First. I wouldn’t go for the first version. Simply because they will add camera and fix the inevitable bugs. At least I wouldn’t go for the top specs. The lowest model may be just enough to play with (and eventually give it to my daughter for watching kids stuff which she will do anyway), but it cannot even do videoconferencing. What’s the point of carrying around the dumb thing? Except perhaps for the showing off part. But this will tear off rather quickly I presume.

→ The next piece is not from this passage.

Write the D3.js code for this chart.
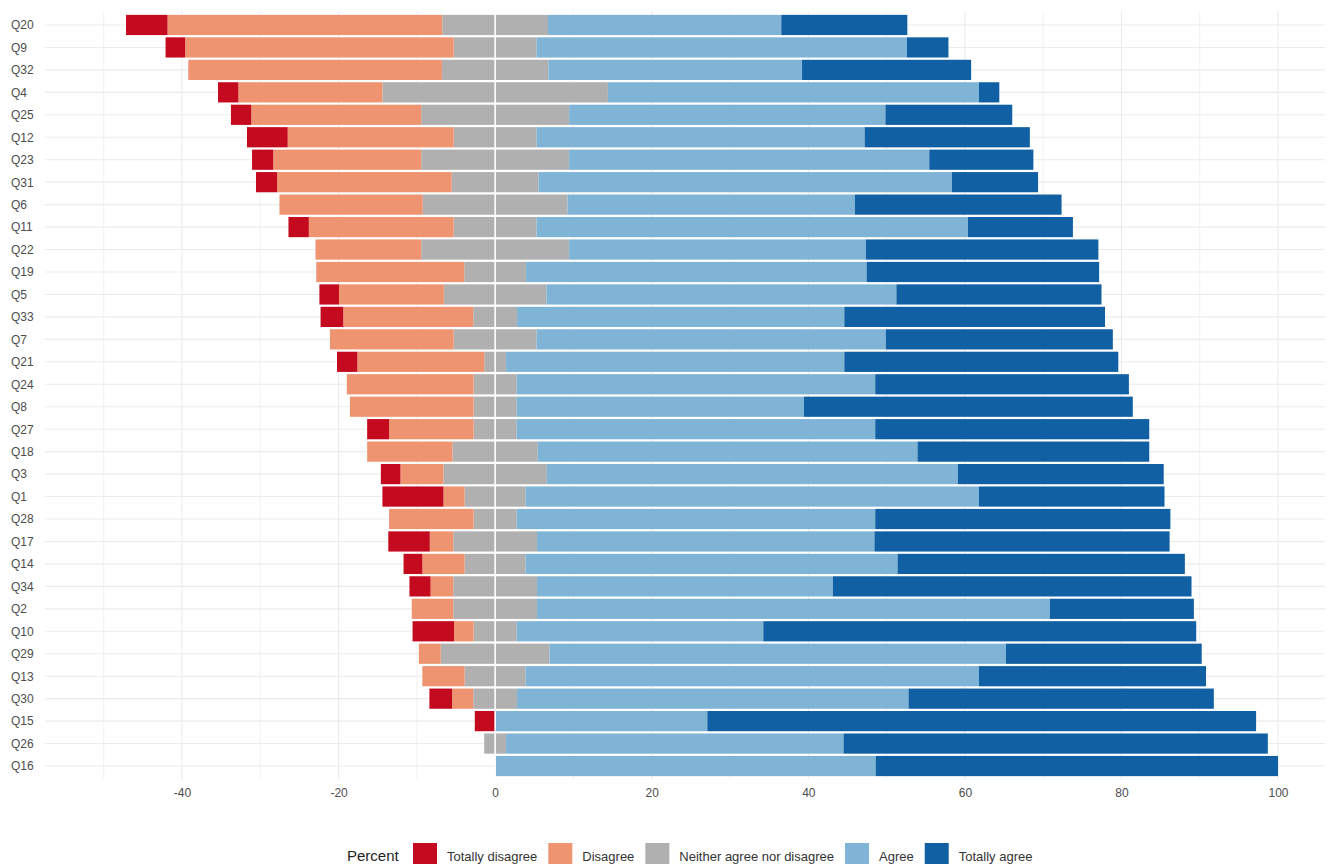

Second. It is a ‘closed brick’. Heck, put a (slightly downgraded) MacOSX on it and I am in a row. But having a ‘phone OS’ on a tablet. Well, it is definitely not targeted on a techies market (nothing wrong, btw), so I am afraid it is not going to work for the people like me who want to decide themselves what do they want to see running. The first app I am starting on my MacBook is the command line. Double. They it nicely covers the rest. Ok, this is perhaps not normal, but that was THE final reason for me to choose for the Mac, not because of the Aqua interface (which still sucks in keyboard support to my opinion). I am not asking for a terminal support in iPad, don’t get me wrong, but having such a thing opens the whole world of possibilities. I do want to automate things, write simple tools which do not require XCode (never got to it anyway), Perl or Python would do. But no close ecosystem for me.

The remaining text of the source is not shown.